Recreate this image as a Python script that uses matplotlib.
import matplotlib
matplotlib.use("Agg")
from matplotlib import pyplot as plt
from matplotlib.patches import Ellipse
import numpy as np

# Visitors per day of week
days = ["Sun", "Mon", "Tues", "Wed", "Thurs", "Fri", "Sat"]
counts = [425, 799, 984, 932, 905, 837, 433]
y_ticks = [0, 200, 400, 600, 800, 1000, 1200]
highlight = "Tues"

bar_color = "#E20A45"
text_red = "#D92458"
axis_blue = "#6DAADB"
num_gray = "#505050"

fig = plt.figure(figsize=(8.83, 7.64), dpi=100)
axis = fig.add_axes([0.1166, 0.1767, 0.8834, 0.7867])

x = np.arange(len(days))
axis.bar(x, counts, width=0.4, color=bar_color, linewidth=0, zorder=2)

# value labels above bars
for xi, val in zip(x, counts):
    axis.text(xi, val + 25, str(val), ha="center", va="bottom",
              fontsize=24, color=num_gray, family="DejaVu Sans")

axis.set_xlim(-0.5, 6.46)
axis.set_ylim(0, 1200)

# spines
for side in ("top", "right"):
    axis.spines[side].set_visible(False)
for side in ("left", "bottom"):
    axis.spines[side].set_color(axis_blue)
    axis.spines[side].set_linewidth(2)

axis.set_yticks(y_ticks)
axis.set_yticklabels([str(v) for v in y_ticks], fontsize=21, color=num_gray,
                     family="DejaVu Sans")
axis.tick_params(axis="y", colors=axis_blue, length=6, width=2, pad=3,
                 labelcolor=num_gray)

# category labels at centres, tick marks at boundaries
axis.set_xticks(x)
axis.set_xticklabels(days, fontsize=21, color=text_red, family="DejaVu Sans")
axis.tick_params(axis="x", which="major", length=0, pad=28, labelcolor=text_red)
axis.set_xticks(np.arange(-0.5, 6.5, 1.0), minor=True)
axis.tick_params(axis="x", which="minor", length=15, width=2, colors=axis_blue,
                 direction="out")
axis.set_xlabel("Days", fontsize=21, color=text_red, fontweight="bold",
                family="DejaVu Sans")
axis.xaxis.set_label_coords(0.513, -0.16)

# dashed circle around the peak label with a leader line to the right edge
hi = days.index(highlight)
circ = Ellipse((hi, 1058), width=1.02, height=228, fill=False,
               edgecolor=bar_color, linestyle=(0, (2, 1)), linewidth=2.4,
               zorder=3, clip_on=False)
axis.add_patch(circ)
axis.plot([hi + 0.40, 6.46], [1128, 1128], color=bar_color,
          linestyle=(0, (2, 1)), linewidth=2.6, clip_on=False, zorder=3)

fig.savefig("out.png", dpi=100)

__________________________________________________

- **What the exercise asks**:
Produce the lines from the top of the listing through the "color=bar_color, linewidth=0, zorder=2)" line exactly as they appear, with no additional output.

- **Correct result**:
Recreate this image as a Python script that uses matplotlib.
import matplotlib
matplotlib.use("Agg")
from matplotlib import pyplot as plt
from matplotlib.patches import Ellipse
import numpy as np

# Visitors per day of week
days = ["Sun", "Mon", "Tues", "Wed", "Thurs", "Fri", "Sat"]
counts = [425, 799, 984, 932, 905, 837, 433]
y_ticks = [0, 200, 400, 600, 800, 1000, 1200]
highlight = "Tues"

bar_color = "#E20A45"
text_red = "#D92458"
axis_blue = "#6DAADB"
num_gray = "#505050"

fig = plt.figure(figsize=(8.83, 7.64), dpi=100)
axis = fig.add_axes([0.1166, 0.1767, 0.8834, 0.7867])

x = np.arange(len(days))
axis.bar(x, counts, width=0.4, color=bar_color, linewidth=0, zorder=2)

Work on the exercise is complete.